Stated task
Each line from the start of the records below through the line that contains "ax = fig.add_axes([0.2132, 0.1762, 0.6118, 0.6022])" should be printed exactly. Pictures are omitted.

Entries with chart source code:
★ ★ ★ ★ ★

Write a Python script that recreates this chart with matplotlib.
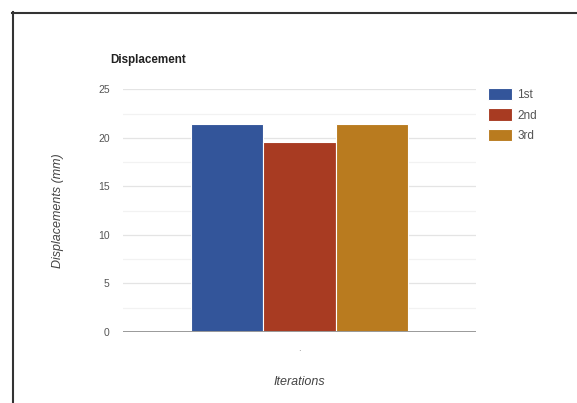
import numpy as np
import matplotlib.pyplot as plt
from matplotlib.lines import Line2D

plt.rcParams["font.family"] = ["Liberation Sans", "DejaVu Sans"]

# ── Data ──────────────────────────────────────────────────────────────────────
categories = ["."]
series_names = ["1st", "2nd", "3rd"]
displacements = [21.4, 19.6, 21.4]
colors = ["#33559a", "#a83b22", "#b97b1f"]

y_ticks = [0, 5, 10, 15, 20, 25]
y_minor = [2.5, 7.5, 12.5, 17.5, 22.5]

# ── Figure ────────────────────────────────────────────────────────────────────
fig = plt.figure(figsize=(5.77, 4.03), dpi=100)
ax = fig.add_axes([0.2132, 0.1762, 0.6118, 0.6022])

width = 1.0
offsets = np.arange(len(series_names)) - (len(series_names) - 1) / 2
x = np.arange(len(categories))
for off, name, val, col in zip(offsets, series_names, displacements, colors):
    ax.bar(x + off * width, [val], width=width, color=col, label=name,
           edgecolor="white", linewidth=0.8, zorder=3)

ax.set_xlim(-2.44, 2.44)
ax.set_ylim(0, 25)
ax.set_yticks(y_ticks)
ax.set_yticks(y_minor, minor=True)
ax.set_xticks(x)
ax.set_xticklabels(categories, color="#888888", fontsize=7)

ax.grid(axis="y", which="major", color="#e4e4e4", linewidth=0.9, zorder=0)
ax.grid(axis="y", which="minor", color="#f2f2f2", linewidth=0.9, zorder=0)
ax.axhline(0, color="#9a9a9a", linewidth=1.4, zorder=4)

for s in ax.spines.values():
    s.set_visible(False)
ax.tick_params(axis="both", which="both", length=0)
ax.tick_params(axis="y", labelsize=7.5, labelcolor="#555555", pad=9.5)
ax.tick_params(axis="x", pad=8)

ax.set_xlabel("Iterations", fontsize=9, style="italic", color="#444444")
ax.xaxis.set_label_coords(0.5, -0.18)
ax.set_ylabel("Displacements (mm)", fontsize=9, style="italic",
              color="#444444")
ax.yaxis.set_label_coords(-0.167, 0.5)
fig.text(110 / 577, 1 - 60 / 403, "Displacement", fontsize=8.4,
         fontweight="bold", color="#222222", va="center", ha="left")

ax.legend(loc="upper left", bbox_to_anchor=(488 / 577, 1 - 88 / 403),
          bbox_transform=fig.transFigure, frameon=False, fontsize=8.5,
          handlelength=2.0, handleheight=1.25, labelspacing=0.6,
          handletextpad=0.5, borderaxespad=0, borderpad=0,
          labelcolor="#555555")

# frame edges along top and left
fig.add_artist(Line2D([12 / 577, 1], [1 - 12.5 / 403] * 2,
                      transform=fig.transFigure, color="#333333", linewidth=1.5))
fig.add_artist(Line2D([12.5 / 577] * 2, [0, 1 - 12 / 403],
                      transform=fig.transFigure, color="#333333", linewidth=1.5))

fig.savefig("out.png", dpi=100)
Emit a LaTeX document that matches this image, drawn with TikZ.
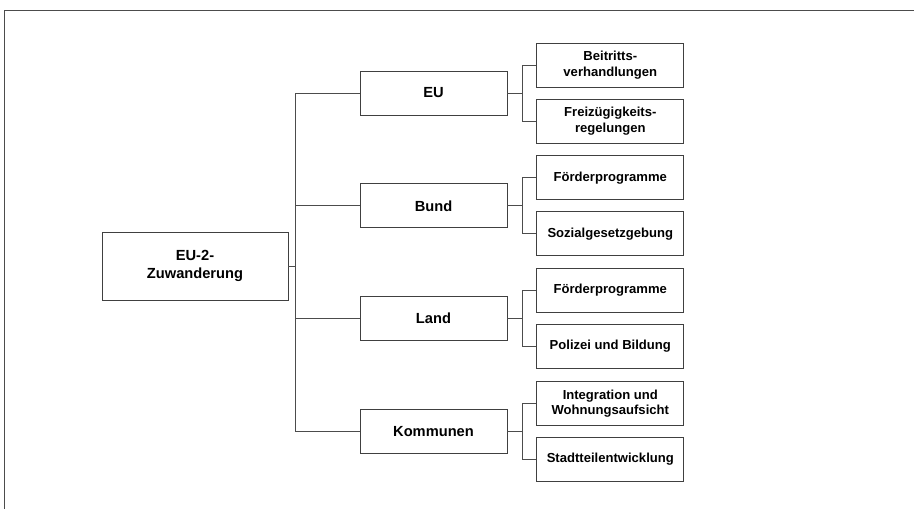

★ ★ ★ ★ ★

Task result
Write a Python script that recreates this chart with matplotlib.
import numpy as np
import matplotlib.pyplot as plt
from matplotlib.lines import Line2D

plt.rcParams["font.family"] = ["Liberation Sans", "DejaVu Sans"]

# ── Data ──────────────────────────────────────────────────────────────────────
categories = ["."]
series_names = ["1st", "2nd", "3rd"]
displacements = [21.4, 19.6, 21.4]
colors = ["#33559a", "#a83b22", "#b97b1f"]

y_ticks = [0, 5, 10, 15, 20, 25]
y_minor = [2.5, 7.5, 12.5, 17.5, 22.5]

# ── Figure ────────────────────────────────────────────────────────────────────
fig = plt.figure(figsize=(5.77, 4.03), dpi=100)
ax = fig.add_axes([0.2132, 0.1762, 0.6118, 0.6022])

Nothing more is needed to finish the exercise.